The Government reiterates that Article 28 § 1 of the Constitution provides that the Convention, since its ratification, constitutes part of the national legal order and its provisions prevail over every other legislative provision. It also reiterates the direct effect of the Convention and of the Court’s case-law in Greek law (as shown e.g. in the Resolution DH(99)714 in the Papageorgiou case, as well as recent examples of in domestic case-law, especially the judgments 12/2002, 33/2002 and 14/1999 of the Supreme Court, plenary; judgment 954/1999 of the Athens Court of Appeals; judgment 1141/1999 of the Supreme Administrative Court, 1 Chamber; etc.), and it is of the opinion that the domestic courts will not fail to follow the Court’s case-law in future similar cases, considering the presumption as rebuttable and recognising that the land-owners have the right to compensation for their properties expropriated under Article 1, paragraphs 1 and 3 of the Act No. 653/77.

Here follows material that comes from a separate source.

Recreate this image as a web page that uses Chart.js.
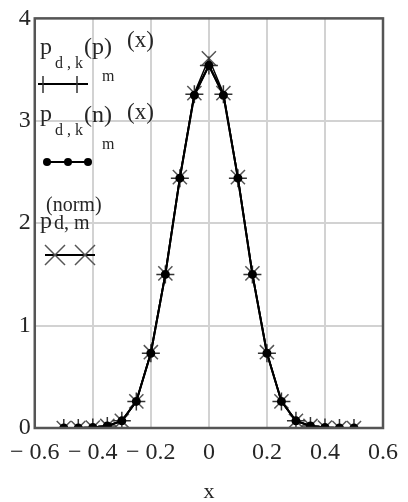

This development is already undertaken as far as:

- The Court of Cassation accepted that the presumption was no longer irrebuttable (judgment No. 8/1999, plenary).

- The courts of first instance and the Court of Appeal applied the Convention and the case law of the European Court directly and accepted that Article , paragraphs 1 and 3 of the Act No. 653/77 must be interpreted in conformity with Article 1 of Protocol No. 1. They concluded that the presumption must be considered as rebuttable and that owners have the right to ask for full compensation for expropriation under this Act (see judgment No. 10737/98 of the Athens Court of appeal, which refers directly to the judgments of the European Court Katikaridis and others (judgment of 15/11/1996), Tsomtsos , James and others (judgment of 21/02/1986) and Mellacher (judgment of 19/12/1989) cases; judgment No. 2268/2000 of the Salonika court of first instance).

Judicial proceedings for overturning the presumption (henceforth rebuttable ) and for obtaining complementary compensation, constitute the object of another case in which the Court found a violation of Article 1 of Protocol No. 1 ( Dimitrios Azas and others against Greece, judgment of 19 September 2002, final on 19/12/2002, application No. 50824/99). More precisely, this case raises the question whether the evidence for overturning the presumption and obtaining complementary compensation must be examined in the proceedings concerning the determination of the unit amount or in separate proceedings. The Government will examine the question or the procedure which must be followed in the light of the conclusion of the Court in that case.

The Government considers that, given the developments mentioned above, there will no longer exist a risk of a repetition of the violation found in the present case and, consequently, Greece has satisfied its obligations under Article 46, paragraph 1 (former Article 53) of the Convention.